I have the following lists: brands_list = {"b1": {"name": "brand1"}, "b2". {"name": "brand2"}}
and actual_brands = ["brand1"]
, and a Pandas dataframe with a column brand
with the following content: "b1", "b1", "b1", "b2", "b1"
, and I want to assign a value to column is_brand_present
if the element of brands_list
with index of column brand
is in actual_brands
.
I try the following using numpy's where
:
brands_list = {"b1": "brand1", "b2". "brand2"}
actual_brands = ["brand1"]
data_frame["is_brand_present"] = np.where(
brands_list[data_frame["brand"]].isin(actual_brands), 1, 0
)
I expect the content of column is_brand_present
to be 1,1,1,0,1
, but I'm getting this error:
TypeError: unhashable type: 'Series'
How can I make the evaluation of the condition?

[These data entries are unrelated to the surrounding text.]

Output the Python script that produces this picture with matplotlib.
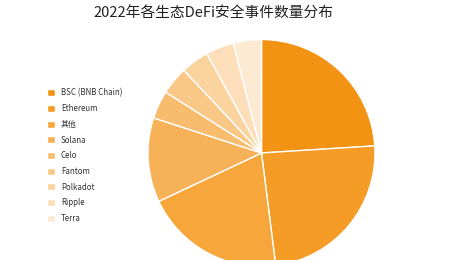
import matplotlib
matplotlib.use("Agg")
import matplotlib.pyplot as plt

plt.rcParams['font.family'] = ['Noto Sans CJK SC', 'DejaVu Sans']

title = "2022年各生态DeFi安全事件数量分布"
labels = ["BSC (BNB Chain)", "Ethereum", "其他", "Solana", "Celo", "Fantom", "Polkadot", "Ripple", "Terra"]
counts = [6, 6, 5, 3, 1, 1, 1, 1, 1]
colors = ["#F39314", "#F59C26", "#F6A63B", "#F7B157", "#F8BC6E", "#F9C886", "#FAD39F", "#FCDFBA", "#FDEAD3"]

W, H = 454, 260
fig = plt.figure(figsize=(W / 100, H / 100), dpi=100)

# pie axes: center (261.5, 153) px, radius 113.5 px
cx, cy, r = 261.5, 153.0, 113.5
ax = fig.add_axes([(cx - r) / W, (H - cy - r) / H, 2 * r / W, 2 * r / H])
wedges, _ = ax.pie(counts, colors=colors, startangle=90, counterclock=False,
                   radius=1.0, wedgeprops=dict(edgecolor="white", linewidth=1.0))
ax.set_xlim(-1, 1)
ax.set_ylim(-1, 1)
ax.set_aspect("equal")
ax.axis("off")

fig.text(213.5 / W, 1 - 14 / H, title, ha="center", va="center", fontsize=10.6, color="#222222")

leg = fig.legend(wedges, labels, loc="upper left",
                 bbox_to_anchor=(47 / W, 1 - 88.5 / H), bbox_transform=fig.transFigure,
                 frameon=False, fontsize=5.7, handlelength=1.0, handleheight=1.0,
                 handletextpad=0.75, labelspacing=0.84, borderaxespad=0, borderpad=0)
for t in leg.get_texts():
    t.set_color("#333333")

fig.savefig("out.png", dpi=100)
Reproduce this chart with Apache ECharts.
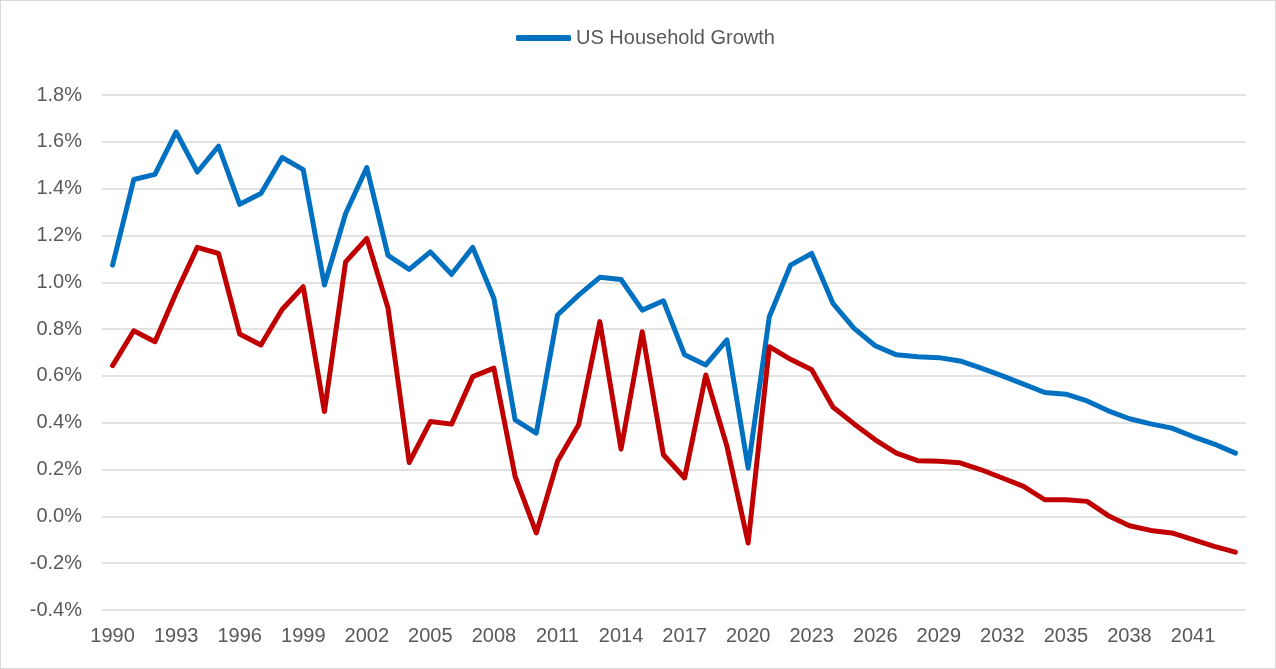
<!DOCTYPE html>
<html>
<head>
<meta charset="utf-8">
<script src="https://cdn.jsdelivr.net/npm/echarts@6/dist/echarts.min.js"></script>
<style>
  html, body { margin: 0; padding: 0; background: #fff; }
  #chart { width: 1274px; height: 667px; border: 1px solid #d9d9d9; }
</style>
</head>
<body>
<div id="chart"></div>
<script>
// years 1990..2043
var years = [];
for (var y = 1990; y <= 2043; y++) years.push(String(y));

// US household growth, % per year (blue)
var householdGrowth = [
  1.073, 1.439, 1.461, 1.642, 1.471, 1.581, 1.333, 1.379, 1.533, 1.481,
  0.988, 1.294, 1.490, 1.115, 1.055, 1.130, 1.034, 1.149, 0.931, 0.412,
  0.356, 0.860, 0.945, 1.021, 1.012, 0.881, 0.921, 0.690, 0.647, 0.754,
  0.206, 0.853, 1.073, 1.123, 0.910, 0.803, 0.729, 0.690, 0.682, 0.678,
  0.664, 0.633, 0.600, 0.565, 0.529, 0.522, 0.493, 0.451, 0.417, 0.395,
  0.377, 0.341, 0.309, 0.270
];

// second series (red), no legend entry
var secondSeries = [
  0.644, 0.793, 0.746, 0.955, 1.149, 1.123, 0.779, 0.732, 0.884, 0.981,
  0.448, 1.087, 1.187, 0.890, 0.230, 0.405, 0.394, 0.597, 0.633, 0.171,
  -0.071, 0.235, 0.391, 0.832, 0.287, 0.789, 0.263, 0.164, 0.604, 0.299,
  -0.114, 0.725, 0.671, 0.626, 0.467, 0.395, 0.327, 0.270, 0.238, 0.235,
  0.229, 0.199, 0.164, 0.128, 0.071, 0.071, 0.064, 0.003, -0.040, -0.060,
  -0.071, -0.099, -0.128, -0.153
];

var chartDom = document.getElementById("chart");
var myChart = echarts.init(chartDom);
var option;

option = {
  animation: false,
  textStyle: { fontFamily: "Liberation Sans" },
  legend: {
    data: [{ name: "US Household Growth", icon: "roundRect" }],
    left: 510,
    top: 22,
    itemWidth: 55,
    itemHeight: 6,
    itemGap: 5,
    itemStyle: { color: "#0070c0" },
    textStyle: { color: "#595959", fontSize: 20 },
  },
  grid: {
    left: 101,
    right: 29,
    top: 94,
    bottom: 58,
    containLabel: false,
  },
  xAxis: {
    type: "category",
    data: years,
    boundaryGap: true,
    axisLine: { show: false },
    axisTick: { show: false },
    axisLabel: {
      interval: 2,
      color: "#595959",
      fontSize: 20,
      margin: 16,
    },
  },
  yAxis: {
    type: "value",
    min: -0.4,
    max: 1.8,
    interval: 0.2,
    axisLine: { show: false },
    axisTick: { show: false },
    splitLine: { lineStyle: { color: "#d9d9d9", width: 1.5 } },
    axisLabel: {
      color: "#595959",
      fontSize: 20,
      margin: 20,
      formatter: function (v) {
        return v.toFixed(1) + "%";
      },
    },
  },
  series: [
    {
      name: "US Household Growth",
      type: "line",
      data: householdGrowth,
      symbol: "none",
      lineStyle: { color: "#0070c0", width: 5, join: "round", cap: "round" },
      itemStyle: { color: "#0070c0" },
    },
    {
      name: "Other",
      type: "line",
      data: secondSeries,
      symbol: "none",
      lineStyle: { color: "#c00000", width: 5, join: "round", cap: "round" },
      itemStyle: { color: "#c00000" },
    },
  ],
};
myChart.setOption(option);
</script>
</body>
</html>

CodePudding user response:
IIUC , you are looking for (map 'brand' column to dictionary and check if its in actual brands)
df['is_brand_present'] = df['brand'].map(brands_list).isin(actual_brands).astype(int)
print(df):
brand is_brand_present
0 b1 1
1 b1 1
2 b1 1
3 b2 0
4 b1 1
CodePudding user response:
We can just do
l = [x for x, y in brands_list.items() if y['name'] in actual_brands ]
df['is_brand_present'] = df.brand.isin(l).astype(int)